Published December 3, 2002

ISLAMABAD, Dec 2: Pakistan plans to start two multi-billion-rupee-road projects linking Peshawar to Kabul and onward to the Central Asia as the Afghan government has guaranteed full security in its territory.

Maj-Gen Furrukh Javed, chairman of the National Highway Authority (NHA), said on Monday that two different proposals for the Peshawar-Torkham dual carriageway and Torkham-Kabul highway had been submitted to the federal government for approval.

He was speaking to newsmen at the agreement signing ceremony of the Islamabad-Peshawar Motorway (M-1) project that has been awarded to a consortium of local contractors called the Pakistan Motorway Construction Joint Venture at a cost of Rs11.878 billion.

The chairman said that he had proposed to either immediately repair the existing 43-km road from Peshawar to Torkham at a cost of Rs1.8 billion to reach Kabul through Jalalabad and onwards to the Central Asia.

The second option, he said, was to construct a new, realigned and four-lane dual carriageway at a cost of Rs3.5 billion that could be completed in 30-36 months.

He said that an NHA technical team had recently returned from Kabul and submitted its report to the government to construct the Torkham to Kabul highway. The Afghan government, he told the newsmen, had guaranteed the security.

Once approved by the federal government, the NHA would submit a detailed technical and engineering design of the project to the Afghan administration for implementation. International donors like the Asian Development Bank, Japan Bank for International Cooperation and Chinese banks had assured to finance the two projects, the NHA chief said.

He said the country could have effectively captured the Afghan and Central Asian markets had the two roads, from Quetta to Chaman and from Peshawar to Torkham, been repaired well before the current stable situation in Kabul.

Most of the trade in Afghanistan takes place through Chaman and the Torkham borders.

The NHA chief believes that once the two roads were in good shape, with the completion of two priority sections of the Islamabad-Peshawar Motorway, the country could benefit from the emerging business, reconstruction and trade opportunities in the war-torn neighbouring country.

He told the journalists that the government had paid Rs15.5 billion to a Turkish contractor, Bayinder, for the 30 per cent construction work of the M-1 project while another Rs11.878 billion would be paid to the local contractors under the new contract to complete remaining 70 per cent work. The project would be formally launched by third week of the current month and completed in four years.

Thus, total cost of the project would come to around Rs27 billion.

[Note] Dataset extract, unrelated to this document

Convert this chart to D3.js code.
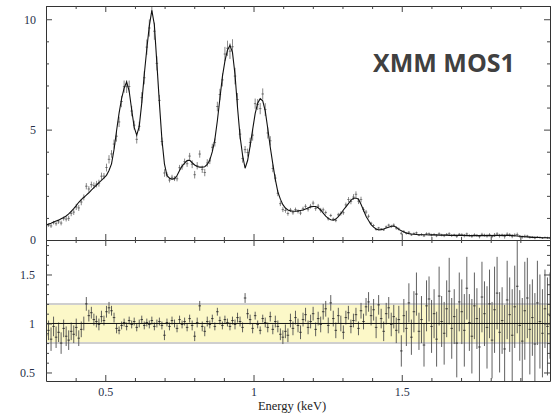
<!DOCTYPE html>
<html><head><meta charset="utf-8">
<script src="https://cdn.jsdelivr.net/npm/d3@7"></script>
<style>
body{margin:0;background:#fff;}
svg{display:block;}
.serif{font-family:"Liberation Serif","DejaVu Serif",serif;}
</style></head><body><svg id="c" width="558" height="419"></svg>
<script>
// ---- Data ----
const binStart = 0.3, binWidth = 0.0085;   // energy bins (keV)
const modelCounts = [
0.68,0.72,0.76,0.81,0.86,0.90,0.96,1.02,1.09,1.18,
1.30,1.42,1.56,1.71,1.83,1.93,2.03,2.14,2.26,2.37,
2.48,2.60,2.70,2.81,2.93,3.15,3.45,4.10,4.95,5.75,
6.40,6.88,7.16,6.75,5.90,5.10,4.75,5.15,6.20,7.50,
8.65,9.70,10.40,9.75,8.00,6.20,4.55,3.45,2.92,2.80,
2.76,2.78,2.92,3.15,3.35,3.48,3.60,3.62,3.50,3.40,
3.33,3.30,3.30,3.32,3.42,3.62,4.00,4.55,5.40,6.40,
7.40,8.10,8.60,8.82,8.50,7.50,6.00,4.70,3.85,3.25,
3.60,4.25,5.00,5.72,6.20,6.40,6.30,5.85,5.05,4.20,
3.45,2.75,2.18,1.85,1.60,1.45,1.36,1.32,1.30,1.30,
1.32,1.34,1.36,1.40,1.45,1.50,1.52,1.52,1.46,1.36,
1.22,1.08,0.98,0.92,0.90,0.95,1.06,1.20,1.36,1.50,
1.65,1.80,1.89,1.90,1.85,1.62,1.35,1.08,0.88,0.70,
0.58,0.50,0.46,0.47,0.50,0.54,0.58,0.62,0.63,0.58,
0.48,0.42,0.36,0.32,0.29,0.27,0.26,0.25,0.24,0.24,
0.24,0.24,0.23,0.23,0.23,0.23,0.22,0.22,0.22,0.22,
0.21,0.21,0.21,0.21,0.21,0.21,0.21,0.20,0.20,0.20,
0.20,0.20,0.20,0.20,0.20,0.20,0.20,0.20,0.20,0.21,
0.21,0.21,0.21,0.21,0.21,0.20,0.19,0.18,0.17,0.16,
0.15,0.14,0.13,0.12,0.12,0.11,0.11,0.10,0.10,0.10,
0.09];
const ratio = [
0.88,0.93,0.84,0.97,0.86,0.91,0.80,0.95,0.87,0.83,0.92,0.89,0.96,0.85,0.94,
1.00,1.20,1.08,1.11,1.04,1.02,0.99,1.07,1.03,1.12,1.16,1.13,1.06,
0.95,0.93,0.98,1.01,0.97,1.03,0.99,1.02,0.96,1.00,1.04,0.98,1.01,0.99,1.03,0.97,1.00,1.02,0.98,0.88,1.01,0.97,1.03,1.00,0.95,1.04,0.99,1.02,0.96,1.05,0.98,0.87,1.01,
1.18,0.97,0.92,1.02,0.99,1.05,0.97,1.12,1.03,0.98,1.04,1.01,0.97,1.03,0.99,1.06,1.02,0.96,1.26,1.10,
1.04,0.95,1.08,0.99,0.93,1.05,1.01,0.96,1.07,0.94,1.02,0.97,0.89,0.86,0.92,0.88,1.03,0.95,1.06,0.98,0.91,1.04,1.09,0.96,1.02,1.10,0.94,1.05,0.99,1.12,
1.15,0.98,1.21,1.05,0.93,1.08,1.00,0.91,1.06,1.11,0.97,1.03,1.09,0.95,1.13,1.02,1.17,1.22,1.08,1.14,0.96,1.19,1.05,0.92,1.10,1.16,0.99,1.07,0.93,1.04,
0.72,1.08,0.95,1.21,0.86,1.12,1.30,0.92,1.04,0.78,1.18,1.25,0.97,1.10,0.84,1.28,1.02,0.90,1.15,1.33,
0.95,1.07,0.80,1.22,1.12,0.93,1.36,1.01,0.87,1.18,1.05,0.76,1.27,1.10,0.96,1.20,0.83,1.14,1.31,0.91,
1.03,0.74,1.24,1.09,0.88,1.17,1.38,0.98,0.82,1.13,1.26,0.94,1.06,0.79,1.21,1.02,0.90,1.15,0.97,1.08];
const ratioErr = [
0.11,0.10,0.12,0.10,0.11,0.10,0.11,0.09,0.10,0.10,0.09,0.09,0.09,0.08,0.08,
0.07,0.07,0.06,0.06,0.06,0.06,0.06,0.06,0.05,0.06,0.06,0.05,0.05,
0.05,0.04,0.04,0.04,0.04,0.04,0.04,0.04,0.04,0.04,0.04,0.04,0.04,0.04,0.04,0.04,0.04,0.04,0.04,0.05,0.04,0.04,0.04,0.04,0.04,0.04,0.04,0.04,0.04,0.04,0.05,0.05,0.05,
0.05,0.05,0.05,0.05,0.04,0.04,0.04,0.04,0.04,0.04,0.04,0.04,0.04,0.04,0.05,0.05,0.05,0.05,0.05,0.05,
0.05,0.05,0.04,0.04,0.04,0.04,0.05,0.05,0.05,0.05,0.06,0.06,0.06,0.07,0.07,0.07,0.07,0.07,0.07,0.07,0.07,0.07,0.07,0.07,0.07,0.07,0.07,0.07,0.08,0.08,
0.08,0.08,0.08,0.08,0.08,0.08,0.08,0.07,0.07,0.07,0.07,0.07,0.07,0.07,0.08,0.08,0.09,0.10,0.10,0.11,0.11,0.10,0.10,0.10,0.11,0.11,0.12,0.12,0.13,0.14,
0.16,0.17,0.18,0.20,0.18,0.21,0.22,0.19,0.24,0.22,0.26,0.23,0.27,0.25,0.28,0.30,0.26,0.32,0.29,0.34,
0.31,0.28,0.35,0.30,0.33,0.37,0.32,0.29,0.38,0.34,0.31,0.40,0.36,0.33,0.42,0.35,0.39,0.44,0.37,0.41,
0.34,0.45,0.40,0.38,0.47,0.42,0.48,0.36,0.44,0.50,0.41,0.46,0.39,0.52,0.43,0.48,0.45,0.40,0.50,0.44];

const xMajorTicks = [0.5, 1, 1.5];
const xTickLabels = ["0.5", "1", "1.5"];
const topYTicks = [0, 5, 10];
const topYLabels = ["0", "5", "10"];
const resYTicks = [0.5, 1, 1.5];
const resYLabels = ["0.5", "1", "1.5"];
const bandRange = [0.8, 1.2];
const xTitle = "Energy (keV)";
const instrument = "XMM MOS1";

// ---- Build bins ----
const n = Math.min(modelCounts.length, ratio.length, ratioErr.length);
const bins = d3.range(n).map(i => ({
  e: binStart + i * binWidth,
  m: modelCounts[i],
  r: ratio[i],
  re: ratioErr[i]
}));

// ---- Layout ----
const svg = d3.select("#c");
const L = 46, R = 550, T1 = 6, B1 = 240, T2 = 240, B2 = 381;
const x = d3.scaleLinear().domain([0.3, 2.0]).range([L, R]);
const yTop = d3.scaleLinear().domain([0, 10.6]).range([B1, T1]);
const yRes = d3.scaleLinear().domain([0.413, 1.852]).range([B2, T2]);

const defs = svg.append("defs");
defs.append("clipPath").attr("id", "clipTop").append("rect")
  .attr("x", L).attr("y", T1).attr("width", R - L).attr("height", B1 - T1);
defs.append("clipPath").attr("id", "clipRes").append("rect")
  .attr("x", L).attr("y", T2).attr("width", R - L).attr("height", B2 - T2);

const labelColor = "#27304a";

// ---- Residual panel ----
const gRes = svg.append("g").attr("clip-path", "url(#clipRes)");
gRes.append("rect")
  .attr("x", L).attr("width", R - L)
  .attr("y", yRes(bandRange[1])).attr("height", yRes(bandRange[0]) - yRes(bandRange[1]))
  .attr("fill", "#fcf8c8");
[bandRange[0], bandRange[1]].forEach(v => {
  gRes.append("line").attr("x1", L).attr("x2", R)
    .attr("y1", yRes(v)).attr("y2", yRes(v))
    .attr("stroke", "#cfcfcf").attr("stroke-width", 2);
});
gRes.selectAll("line.rv").data(bins).join("line").attr("class", "rv")
  .attr("x1", d => x(d.e)).attr("x2", d => x(d.e))
  .attr("y1", d => yRes(d.r - d.re)).attr("y2", d => yRes(d.r + d.re))
  .attr("stroke", "#505050").attr("stroke-width", 1).attr("opacity", 0.9);
gRes.selectAll("line.rh").data(bins).join("line").attr("class", "rh")
  .attr("x1", d => x(d.e - binWidth / 2)).attr("x2", d => x(d.e + binWidth / 2))
  .attr("y1", d => yRes(d.r)).attr("y2", d => yRes(d.r))
  .attr("stroke", "#222").attr("stroke-width", 0.8);
gRes.append("line").attr("x1", L).attr("x2", R)
  .attr("y1", yRes(1)).attr("y2", yRes(1))
  .attr("stroke", "#111").attr("stroke-width", 1);

// ---- Top panel ----
const gTop = svg.append("g").attr("clip-path", "url(#clipTop)");
gTop.selectAll("line.dv").data(bins).join("line").attr("class", "dv")
  .attr("x1", d => x(d.e)).attr("x2", d => x(d.e))
  .attr("y1", d => yTop(d.m * (d.r - d.re))).attr("y2", d => yTop(d.m * (d.r + d.re)))
  .attr("stroke", "#444").attr("stroke-width", 0.8).attr("opacity", 0.8);
gTop.selectAll("line.dh").data(bins).join("line").attr("class", "dh")
  .attr("x1", d => x(d.e - binWidth / 2)).attr("x2", d => x(d.e + binWidth / 2))
  .attr("y1", d => yTop(d.m * d.r)).attr("y2", d => yTop(d.m * d.r))
  .attr("stroke", "#444").attr("stroke-width", 0.8).attr("opacity", 0.8);
gTop.append("path").datum(bins)
  .attr("d", d3.line().x(d => x(d.e)).y(d => yTop(d.m)))
  .attr("fill", "none").attr("stroke", "#111").attr("stroke-width", 1.1);

// ---- Axes ----
const xMinor = d3.range(0.3, 2.0001, 0.1).map(v => +v.toFixed(2)).filter(v => !xMajorTicks.includes(v));
const topMinor = d3.range(0, 10.6, 1).filter(v => !topYTicks.includes(v));
const resMinor = d3.range(0.5, 1.85, 0.1).map(v => +v.toFixed(2)).filter(v => !resYTicks.includes(v));

function styleAxis(g) {
  g.attr("font-family", null);
  g.selectAll("path.domain").attr("stroke", "#333").attr("stroke-width", 1);
  g.selectAll(".tick line").attr("stroke", "#444").attr("stroke-width", 1);
  g.selectAll(".tick text").attr("class", "serif")
    .style("font-family", '"Liberation Serif","DejaVu Serif",serif')
    .style("font-size", "12px").attr("fill", labelColor);
}
function addAxis(make, scale, tx, ty, major, minor, labels) {
  const g = svg.append("g").attr("transform", `translate(${tx},${ty})`);
  g.call(make(scale).tickValues(major).tickSize(-6).tickSizeOuter(0)
    .tickFormat(labels ? ((d, i) => labels[i]) : () => ""));
  const gm = svg.append("g").attr("transform", `translate(${tx},${ty})`);
  gm.call(make(scale).tickValues(minor).tickSize(-3).tickSizeOuter(0).tickFormat(() => ""));
  gm.select("path.domain").remove();
  styleAxis(g); styleAxis(gm);
  if (!labels) g.selectAll(".tick text").remove();
  gm.selectAll(".tick text").remove();
  return g;
}
// top panel
addAxis(d3.axisBottom, x, 0, B1, xMajorTicks, xMinor, null);
addAxis(d3.axisTop, x, 0, T1, xMajorTicks, xMinor, null);
const tl = addAxis(d3.axisLeft, yTop, L, 0, topYTicks, topMinor, topYLabels);
tl.selectAll(".tick text").attr("x", -10);
addAxis(d3.axisRight, yTop, R, 0, topYTicks, topMinor, null);
// residual panel
addAxis(d3.axisTop, x, 0, T2, xMajorTicks, xMinor, null);
const bx = addAxis(d3.axisBottom, x, 0, B2, xMajorTicks, xMinor, xTickLabels);
bx.selectAll(".tick text").attr("y", 6);
const rl = addAxis(d3.axisLeft, yRes, L, 0, resYTicks, resMinor, resYLabels);
rl.selectAll(".tick text").attr("x", -11);
addAxis(d3.axisRight, yRes, R, 0, resYTicks, resMinor, null);

// ---- Texts ----
svg.append("text").attr("class", "serif").attr("x", 292).attr("y", 410).attr("text-anchor", "middle")
  .style("font-family", '"Liberation Serif","DejaVu Serif",serif')
  .style("font-size", "12.5px").attr("fill", "#222").text(xTitle);
svg.append("text").attr("x", 373).attr("y", 72)
  .style("font-family", '"Open Sans",sans-serif').style("font-weight", 700)
  .style("font-size", "25px").attr("fill", "#404040").text(instrument);
</script></body></html>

He deplored that despite a number of out-of-the-way favours, the Turkish firm had not performed according to the pact because it had been given a hefty Rs6 billion in advance, which proved to be a disincentive.

Had the Turkish contractor been allowed to perform the way it was, the total project cost could have touched Rs42 billion, he said. The original cost of the project was estimated at Rs16.8 billion.

He also said the NHA had so far successfully countered all attempts by the Turkish firm to even register its case with the International Centre for Settlement of Investment Disputes because the NHA’s stand was based on strong grounds. He said the stuck up Rs6 billion with the Turkish banks as guarantees might be recovered.